Requirements >>
Omit all images. Transcribe the rest of the material below exactly.

──────

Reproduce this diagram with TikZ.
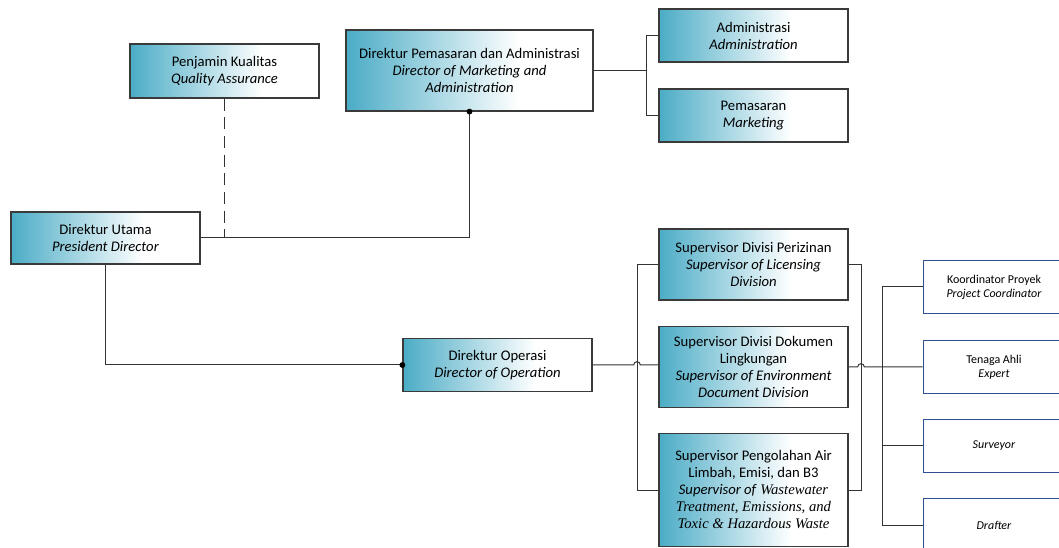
\documentclass[tikz,border=0pt]{standalone}
\usepackage{fontspec}
\setmainfont{Carlito}
\newfontfamily\tmsit{Liberation Serif}[UprightFont={* Italic}]
\usetikzlibrary{calc}
\definecolor{teal1}{HTML}{4BACC6}
\definecolor{bord}{HTML}{3A3A3A}
\definecolor{blu}{HTML}{2F4F94}
\pgfdeclarehorizontalshading{boxshade}{100bp}{color(0bp)=(teal1); color(25bp)=(teal1); color(60bp)=(white); color(100bp)=(white)}
\begin{document}
\begin{tikzpicture}[x=0.75pt,y=-0.75pt,
 box/.style={draw=bord, line width=0.9pt, shade, shading=boxshade, inner sep=0pt, align=center, font=\fontsize{11}{12.75}\selectfont, minimum width=141.75pt},
 wbox/.style={draw=blu, line width=0.75pt, fill=white, inner sep=0pt, align=center, font=\fontsize{9}{10.5}\selectfont, minimum width=106.5pt, minimum height=39.75pt},
 conn/.style={draw=black!80, line width=0.75pt},
 dashconn/.style={conn, dash pattern=on 9pt off 5pt}]
\useasboundingbox (0,0) rectangle (1059,548);
\clip (0,0) rectangle (1059,548);

% nodes
\node[box, minimum height=39pt] (utama) at (105.5,238) {Direktur Utama\\\textit{President Director}};
\node[box, minimum height=40.5pt] (qa) at (224.5,71) {Penjamin Kualitas\\\textit{Quality Assurance}};
\node[box, minimum width=185.25pt, minimum height=60.75pt] (dpa) at (469.5,70.5) {Direktur Pemasaran dan Administrasi\\\textit{Director of Marketing and}\\\textit{Administration}};
\node[box, minimum height=39.75pt] (adm) at (753.5,35.5) {Administrasi\\\textit{Administration}};
\node[box, minimum height=39.75pt] (pms) at (753.5,115.5) {Pemasaran\\\textit{Marketing}};
\node[box, minimum height=39.75pt] (dop) at (497.5,365) {Direktur Operasi\\\textit{Director of Operation}};
\node[box, minimum height=53.25pt] (sp1) at (753.5,264.5) {Supervisor Divisi Perizinan\\\textit{Supervisor of Licensing}\\\textit{Division}};
\node[box, minimum height=60.75pt] (sp2) at (753.5,367) {Supervisor Divisi Dokumen\\Lingkungan\\\textit{Supervisor of Environment}\\\textit{Document Division}};
\node[box, minimum height=84.75pt] (sp3) at (753.5,490) {Supervisor Pengolahan Air\\Limbah, Emisi, dan B3\\\textit{Supervisor of} {\tmsit Wastewater}\\{\tmsit Treatment, Emissions, and}\\{\tmsit Toxic \& Hazardous Waste}};

\node[wbox] (ko) at (994,287) {Koordinator Proyek\\\textit{Project Coordinator}};
\node[wbox] (ta) at (994,367) {Tenaga Ahli\\\textit{Expert}};
\node[wbox] (sv) at (994,445.5) {\textit{Surveyor}};
\node[wbox] (dr) at (994,525) {\textit{Drafter}};

% coordinates
\coordinate (qaend) at (360,238);
\coordinate (b1) at (646,70.5);
\coordinate (bl) at (637,490);
\coordinate (br) at (861,490);
\coordinate (hop1) at (637,365);
\coordinate (hop2) at (861,367);
\coordinate (rb) at (882,525);

% connectors
\draw[conn] (utama.east) -| (dpa.south);
\fill (dpa.south) circle[radius=2.2pt];
\draw[dashconn] (qa.south) |- (qaend);
\draw[conn] (dpa.east) -- (b1);
\draw[conn] (adm.west) -| (b1) |- (pms.west);
\draw[conn] (utama.south) |- (dop.west);
\fill (dop.west) circle[radius=2.2pt];
\draw[conn] (sp1.west) -| (bl) -- (sp3.west);
\draw[conn] (sp1.east) -| (br) -- (sp3.east);
\draw[conn] (dop.east) -- ([xshift=-2.5pt]hop1) arc[start angle=180, end angle=0, radius=2.5pt] -- (sp2.west|-dop.east);
\draw[conn] (sp2.east) -- ([xshift=-2.5pt]hop2) arc[start angle=180, end angle=0, radius=2.5pt] -- (ta.west);
\draw[conn] (ko.west) -| (rb) -- (dr.west);
\draw[conn] (sv.west) -- (sv.west -| rb);
\end{tikzpicture}
\end{document}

──────

Written answer >>
Reproduce this diagram with TikZ.
\documentclass[tikz,border=0pt]{standalone}
\usepackage{fontspec}
\setmainfont{Carlito}
\newfontfamily\tmsit{Liberation Serif}[UprightFont={* Italic}]
\usetikzlibrary{calc}
\definecolor{teal1}{HTML}{4BACC6}
\definecolor{bord}{HTML}{3A3A3A}
\definecolor{blu}{HTML}{2F4F94}
\pgfdeclarehorizontalshading{boxshade}{100bp}{color(0bp)=(teal1); color(25bp)=(teal1); color(60bp)=(white); color(100bp)=(white)}
\begin{document}
\begin{tikzpicture}[x=0.75pt,y=-0.75pt,
 box/.style={draw=bord, line width=0.9pt, shade, shading=boxshade, inner sep=0pt, align=center, font=\fontsize{11}{12.75}\selectfont, minimum width=141.75pt},
 wbox/.style={draw=blu, line width=0.75pt, fill=white, inner sep=0pt, align=center, font=\fontsize{9}{10.5}\selectfont, minimum width=106.5pt, minimum height=39.75pt},
 conn/.style={draw=black!80, line width=0.75pt},
 dashconn/.style={conn, dash pattern=on 9pt off 5pt}]
\useasboundingbox (0,0) rectangle (1059,548);
\clip (0,0) rectangle (1059,548);

% nodes
\node[box, minimum height=39pt] (utama) at (105.5,238) {Direktur Utama\\\textit{President Director}};
\node[box, minimum height=40.5pt] (qa) at (224.5,71) {Penjamin Kualitas\\\textit{Quality Assurance}};
\node[box, minimum width=185.25pt, minimum height=60.75pt] (dpa) at (469.5,70.5) {Direktur Pemasaran dan Administrasi\\\textit{Director of Marketing and}\\\textit{Administration}};
\node[box, minimum height=39.75pt] (adm) at (753.5,35.5) {Administrasi\\\textit{Administration}};
\node[box, minimum height=39.75pt] (pms) at (753.5,115.5) {Pemasaran\\\textit{Marketing}};
\node[box, minimum height=39.75pt] (dop) at (497.5,365) {Direktur Operasi\\\textit{Director of Operation}};
\node[box, minimum height=53.25pt] (sp1) at (753.5,264.5) {Supervisor Divisi Perizinan\\\textit{Supervisor of Licensing}\\\textit{Division}};
\node[box, minimum height=60.75pt] (sp2) at (753.5,367) {Supervisor Divisi Dokumen\\Lingkungan\\\textit{Supervisor of Environment}\\\textit{Document Division}};
\node[box, minimum height=84.75pt] (sp3) at (753.5,490) {Supervisor Pengolahan Air\\Limbah, Emisi, dan B3\\\textit{Supervisor of} {\tmsit Wastewater}\\{\tmsit Treatment, Emissions, and}\\{\tmsit Toxic \& Hazardous Waste}};

\node[wbox] (ko) at (994,287) {Koordinator Proyek\\\textit{Project Coordinator}};
\node[wbox] (ta) at (994,367) {Tenaga Ahli\\\textit{Expert}};
\node[wbox] (sv) at (994,445.5) {\textit{Surveyor}};
\node[wbox] (dr) at (994,525) {\textit{Drafter}};

% coordinates
\coordinate (qaend) at (360,238);
\coordinate (b1) at (646,70.5);
\coordinate (bl) at (637,490);
\coordinate (br) at (861,490);
\coordinate (hop1) at (637,365);
\coordinate (hop2) at (861,367);
\coordinate (rb) at (882,525);

% connectors
\draw[conn] (utama.east) -| (dpa.south);
\fill (dpa.south) circle[radius=2.2pt];
\draw[dashconn] (qa.south) |- (qaend);
\draw[conn] (dpa.east) -- (b1);
\draw[conn] (adm.west) -| (b1) |- (pms.west);
\draw[conn] (utama.south) |- (dop.west);
\fill (dop.west) circle[radius=2.2pt];
\draw[conn] (sp1.west) -| (bl) -- (sp3.west);
\draw[conn] (sp1.east) -| (br) -- (sp3.east);
\draw[conn] (dop.east) -- ([xshift=-2.5pt]hop1) arc[start angle=180, end angle=0, radius=2.5pt] -- (sp2.west|-dop.east);
\draw[conn] (sp2.east) -- ([xshift=-2.5pt]hop2) arc[start angle=180, end angle=0, radius=2.5pt] -- (ta.west);
\draw[conn] (ko.west) -| (rb) -- (dr.west);
\draw[conn] (sv.west) -- (sv.west -| rb);
\end{tikzpicture}
\end{document}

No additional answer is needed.